Introduction

The Cloud Agnostic Data Science Lab (DSL) service offered can be considered a set of building blocks, which constitute functional logical groups of applications and virtual machines. It is based on open-source components. The Cloud-Agnostic portal is a web application that can be accessed via EU Login, provided by the EC Data Platform, which allows users to easily deploy and manage containerized data science workloads. These containerized workloads, which are referred to as deployments, are individual instances of their respective services. These services can be applications such as Jupyter Lab or RStudio, or database tools such as MongoDB or PostgreSQL.

Inside the cloud agnostic portal, users have access to a service catalog where they can access and deploy all the available services. When launching these deployments, users can specify certain configuration options such as CPU and RAM allocation, or the credentials they want to use to access the deployments. After launching a deployment, users will be able to access it through a web browser where they can use an automatically generated link to access the deployed web-based application. Once the user no longer needs the deployment, they can terminate it without fear of losing data since these deployments are attached to persistent storage.

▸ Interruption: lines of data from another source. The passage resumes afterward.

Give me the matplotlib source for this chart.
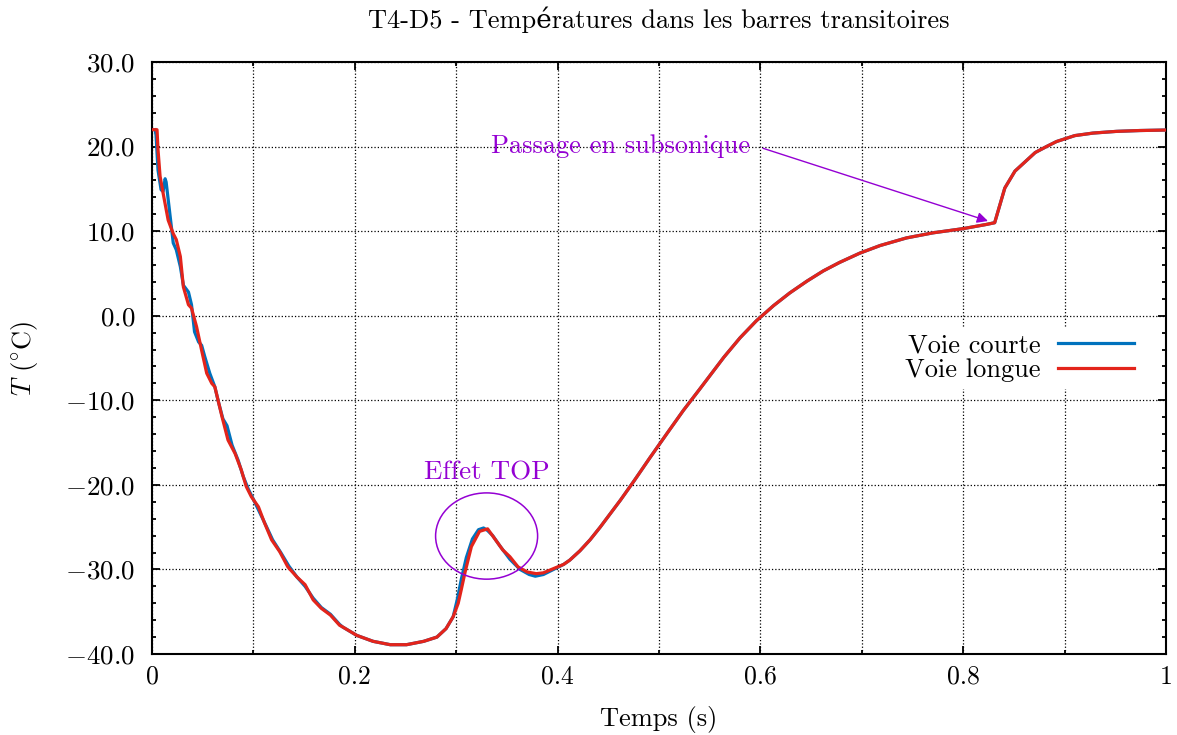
import numpy as np
import matplotlib
matplotlib.use("Agg")
import matplotlib.pyplot as plt
from matplotlib.patches import Ellipse
from matplotlib.ticker import MultipleLocator, FuncFormatter

plt.rcParams["font.family"] = ["cmr10", "DejaVu Serif"]
plt.rcParams["mathtext.fontset"] = "cm"
plt.rcParams["axes.formatter.use_mathtext"] = True
plt.rcParams["font.size"] = 19

# --- données ---
# début de l'essai, voie courte (bleu)
t_courte_debut = [0.003, 0.004, 0.006, 0.009, 0.011, 0.013, 0.014, 0.018, 0.021, 0.024,
                  0.028, 0.031, 0.036, 0.039, 0.042, 0.046, 0.049, 0.052, 0.057, 0.062,
                  0.066, 0.070, 0.074, 0.079, 0.085, 0.090, 0.095, 0.100, 0.106, 0.112,
                  0.119, 0.127, 0.135, 0.143, 0.151, 0.159, 0.167, 0.176, 0.185]
T_courte_debut = [22.0, 21.4, 17.2, 14.9, 14.7, 16.2, 15.8, 11.7, 8.6, 7.8,
                  5.8, 3.6, 2.8, 1.3, -1.9, -3.1, -3.5, -4.8, -6.8, -8.4,
                  -10.4, -12.2, -13.0, -15.3, -17.1, -19.0, -20.5, -21.7, -23.2, -24.7,
                  -26.5, -28.0, -29.6, -30.9, -32.0, -33.4, -34.5, -35.3, -36.5]

# début de l'essai, voie longue (rouge)
t_longue_debut = [0.001, 0.005, 0.006, 0.008, 0.011, 0.016, 0.021, 0.024, 0.028, 0.031,
                  0.036, 0.039, 0.044, 0.049, 0.054, 0.059, 0.062, 0.069, 0.075, 0.082,
                  0.088, 0.093, 0.098, 0.105, 0.111, 0.118, 0.126, 0.134, 0.143, 0.151,
                  0.159, 0.167, 0.176, 0.185]
T_longue_debut = [22.0, 22.0, 19.6, 16.5, 14.5, 11.3, 9.7, 9.0, 7.0, 3.4,
                  1.3, 0.9, -1.3, -4.1, -6.8, -8.0, -8.4, -11.9, -14.7, -16.3,
                  -18.2, -20.2, -21.4, -22.6, -24.5, -26.5, -27.9, -29.7, -30.9, -31.8,
                  -33.6, -34.6, -35.4, -36.6]

# creux commun
t_creux = [0.188, 0.202, 0.218, 0.235, 0.251, 0.268, 0.281, 0.290, 0.297]
T_creux = [-36.8, -37.8, -38.5, -38.9, -38.9, -38.5, -38.0, -37.0, -35.6]

# effet TOP
t_top_courte = [0.301, 0.305, 0.310, 0.316, 0.322, 0.327, 0.331, 0.336, 0.343, 0.353,
                0.363, 0.372, 0.378, 0.386, 0.396]
T_top_courte = [-33.6, -31.2, -28.6, -26.4, -25.3, -25.1, -25.4, -26.0, -27.2, -28.8,
                -30.0, -30.6, -30.8, -30.6, -30.0]
t_top_longue = [0.302, 0.305, 0.309, 0.315, 0.323, 0.331, 0.340, 0.346, 0.353, 0.361,
                0.370, 0.379, 0.386, 0.396]
T_top_longue = [-34.0, -32.4, -30.2, -27.3, -25.5, -25.2, -26.7, -27.7, -28.5, -29.7,
                -30.3, -30.5, -30.4, -29.9]

# remontée commune
t_fin = [0.406, 0.412, 0.422, 0.432, 0.442, 0.452, 0.462, 0.475, 0.491, 0.508,
         0.524, 0.540, 0.552, 0.564, 0.580, 0.596, 0.613, 0.629, 0.646, 0.662,
         0.678, 0.698, 0.718, 0.744, 0.770, 0.800, 0.823, 0.831, 0.841, 0.851,
         0.861, 0.871, 0.882, 0.892, 0.910, 0.928, 0.951, 0.974, 1.0]
T_fin = [-29.4, -28.9, -27.8, -26.5, -25.0, -23.4, -21.8, -19.6, -16.8, -13.9,
         -11.2, -8.7, -6.8, -4.9, -2.6, -0.6, 1.2, 2.7, 4.1, 5.3,
         6.3, 7.4, 8.3, 9.2, 9.8, 10.3, 10.8, 11.0, 15.1, 17.1,
         18.2, 19.3, 20.0, 20.6, 21.3, 21.6, 21.8, 21.9, 21.96]

t_courte = t_courte_debut + t_creux + t_top_courte + t_fin
T_courte = T_courte_debut + T_creux + T_top_courte + T_fin
t_longue = t_longue_debut + t_creux + t_top_longue + t_fin
T_longue = T_longue_debut + T_creux + T_top_longue + T_fin

violet = "#9400D3"

fig = plt.figure(figsize=(11.77, 7.35), dpi=100)
ax = fig.add_axes([0.1291, 0.1102, 0.8616, 0.8054])

ax.plot(t_courte, T_courte, color="#0072BD", lw=2.3, label="Voie courte", zorder=3)
ax.plot(t_longue, T_longue, color="#E3241B", lw=2.3, label="Voie longue", zorder=4)

ax.set_xlim(0, 1)
ax.set_ylim(-40, 30)

ax.xaxis.set_major_locator(MultipleLocator(0.2))
ax.xaxis.set_minor_locator(MultipleLocator(0.1))
ax.yaxis.set_major_locator(MultipleLocator(10))
ax.yaxis.set_minor_locator(MultipleLocator(2))
ax.xaxis.set_major_formatter(FuncFormatter(lambda v, p: "%g" % round(v, 1)))
ax.yaxis.set_major_formatter(FuncFormatter(lambda v, p: "$%.1f$" % v))

ax.tick_params(which="both", direction="in", top=True, right=True, width=1.3)
ax.tick_params(which="major", length=5.5)
ax.tick_params(which="minor", length=2.8)
ax.tick_params(axis="x", which="major", pad=8, labelsize=18.5)
ax.tick_params(axis="y", which="major", pad=12, labelsize=19.5)
for s in ax.spines.values():
    s.set_linewidth(1.5)

ax.grid(True, which="major", axis="both", color="black", ls=":", lw=0.9)
ax.grid(True, which="minor", axis="x", color="black", ls=":", lw=0.9)
ax.set_axisbelow(True)

ax.set_xlabel("Temps (s)")
ax.xaxis.set_label_coords(0.5, -0.088)
ax.set_ylabel(r"$T$ ($^{\circ}$C)")
ax.yaxis.set_label_coords(-0.11, 0.5)
ax.set_title("T4-D5 - Températures dans les barres transitoires", fontsize=19,
             y=1.071, va="center", pad=0)

# annotations
ax.add_patch(Ellipse((0.330, -26.05), 0.1006, 10.2, fill=False, ec=violet, lw=1.1, zorder=5))
ax.text(0.330, -18.6, "Effet TOP", color=violet, ha="center", va="center", fontsize=19.5)
ax.text(0.590, 20.0, "Passage en subsonique", color=violet, ha="right", va="center")
ax.annotate("", xy=(0.827, 11.1), xytext=(0.600, 19.9),
            arrowprops=dict(arrowstyle="-|>", color=violet, lw=1.0, mutation_scale=16))

leg = ax.legend(loc="center right", bbox_to_anchor=(0.987, 0.50), markerfirst=False,
                frameon=True, fancybox=False, edgecolor="white", facecolor="white",
                framealpha=1, handlelength=2.9, handletextpad=0.65, labelspacing=0.05,
                borderpad=0.2)
for txt in leg.get_texts():
    txt.set_ha("right")

fig.savefig("out.png", dpi=100)
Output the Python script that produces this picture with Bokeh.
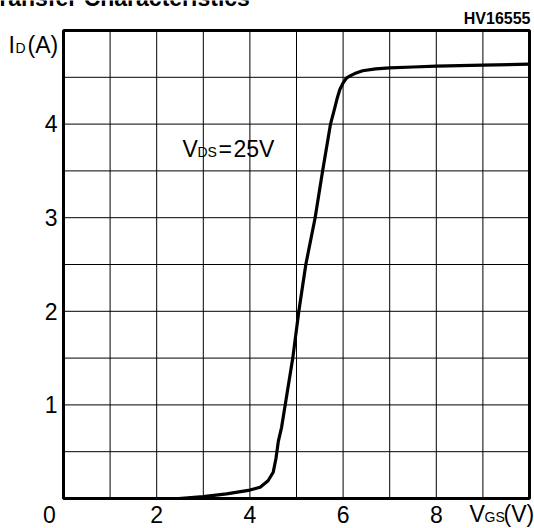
from bokeh.plotting import figure
from bokeh.models import Range1d, Label
from bokeh.embed import file_html
from bokeh.resources import INLINE

# ---- data ----
vgs = [2.47, 3.0, 3.5, 4.0, 4.22, 4.39, 4.5, 4.56, 4.61, 4.68, 4.92, 5.05, 5.2, 5.40,
       5.56, 5.73, 5.82, 5.87, 5.93, 6.0, 6.07, 6.17, 6.25, 6.42, 6.7, 7.0, 7.5, 8.0,
       9.0, 10.0]
id_a = [0.0, 0.02, 0.05, 0.09, 0.12, 0.19, 0.28, 0.43, 0.61, 0.76, 1.5, 2.0, 2.5, 3.0,
        3.5, 4.0, 4.17, 4.27, 4.37, 4.44, 4.49, 4.52, 4.54, 4.57, 4.59, 4.60, 4.61, 4.62,
        4.63, 4.64]

x_tick_vals = [2, 4, 6, 8]
x_tick_labels = ["2", "4", "6", "8"]
y_tick_vals = [1, 2, 3, 4]
y_tick_labels = ["1", "2", "3", "4"]
x_grid_vals = [1, 2, 3, 4, 5, 6, 7, 8, 9]
y_grid_vals = [0.5, 1, 1.5, 2, 2.5, 3, 3.5, 4, 4.5]

X0, X1, Y0, Y1 = 0, 10, 0, 5
FONT = "Liberation Sans"
MAIN = 23
SUB = 14
K = 0.36  # empirical baseline correction (fraction of font size)

# plot box placement (page pixels)
FL, FT, FR, FB = 63, 30, 529, 498
W, H = 534, 528
PX = (FR - FL) / (X1 - X0)
PY = (FB - FT) / (Y1 - Y0)

p = figure(width=W, height=H,
           x_range=Range1d(X0 - FL / PX, X1 + (W - FR) / PX),
           y_range=Range1d(Y0 - (H - FB) / PY, Y1 + FT / PY),
           x_axis_type=None, y_axis_type=None, output_backend="svg",
           toolbar_location=None, min_border=0, title=None)
p.background_fill_color = "white"
p.border_fill_color = "white"
p.outline_line_color = None
p.xgrid.visible = False
p.ygrid.visible = False

# grid
p.segment(x0=x_grid_vals, y0=[Y0] * len(x_grid_vals), x1=x_grid_vals,
          y1=[Y1] * len(x_grid_vals), line_color="black", line_width=1)
p.segment(x0=[X0] * len(y_grid_vals), y0=y_grid_vals, x1=[X1] * len(y_grid_vals),
          y1=y_grid_vals, line_color="black", line_width=1)
# plot box
p.quad(left=[X0], right=[X1], bottom=[Y0], top=[Y1], fill_color=None,
       line_color="black", line_width=3)

# curve
p.line(vgs, id_a, line_color="black", line_width=3.2, line_join="round", line_cap="round")


def put(text, px, py, size=MAIN, align="left", style="normal"):
    """Place text with its baseline at page pixel (px, py)."""
    py = py - K * size
    p.add_layout(Label(x=X0 + (px - FL) / PX, y=Y0 + (FB - py) / PY, text=text,
                       text_font=FONT, text_font_size=f"{size}px", text_align=align,
                       text_baseline="alphabetic", text_color="black",
                       text_font_style=style))


# tick labels through the scales
for v, t in zip(x_tick_vals, x_tick_labels):
    p.add_layout(Label(x=v, y=Y0, y_offset=-24 + K * MAIN, text=t, text_font=FONT,
                       text_font_size=f"{MAIN}px", text_align="center",
                       text_baseline="alphabetic", text_color="black"))
p.add_layout(Label(x=X0, y=Y0, x_offset=-14, y_offset=-24.5 + K * MAIN, text="0",
                   text_font=FONT, text_font_size=f"{MAIN}px", text_align="center",
                   text_baseline="alphabetic", text_color="black"))
for v, t in zip(y_tick_vals, y_tick_labels):
    p.add_layout(Label(x=X0, y=v, x_offset=-6, y_offset=-8 + K * MAIN, text=t,
                       text_font=FONT, text_font_size=f"{MAIN}px", text_align="right",
                       text_baseline="alphabetic", text_color="black"))

# title (cut off at the top of the page) and code
put("Transfer Characteristics", -14, 6, size=23, style="bold")
put("HV16555", 530, 24, size=16, align="right", style="bold")

# axis titles
put("I", 8, 53)
put("D", 15, 53, size=SUB)
put("(A)", 27, 53)
put("V", 469, 522)
put("GS", 484, 522, size=SUB)
put("(V)", 503, 522)

# annotation
put("V", 182, 157)
put("DS", 197, 157, size=SUB)
put("=", 218, 157)
put("25V", 233, 157)

open("out.html", "w").write(file_html(p, INLINE))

The underlying architecture has been designed and implemented based on the following core concepts:

  • Scalability: It should be possible to increase the workloads the platform can handle in a longer-term, pre-planned manner, if so desired.
  • Elasticity: The platform should have the ability to handle dynamic growth or decrease in workloads due to changing demand in an automated manner.
  • Security: User management should be enabled, allowing for authentication and authorization controls for users. The platform should ensure data confidentiality and integrity.
  • Availability: The platform should have a 90% availability during the year.
  • Reliability: The platform should have the ability to withstand faults and failures within regions or zones. The platform should also have the ability for disaster recovery.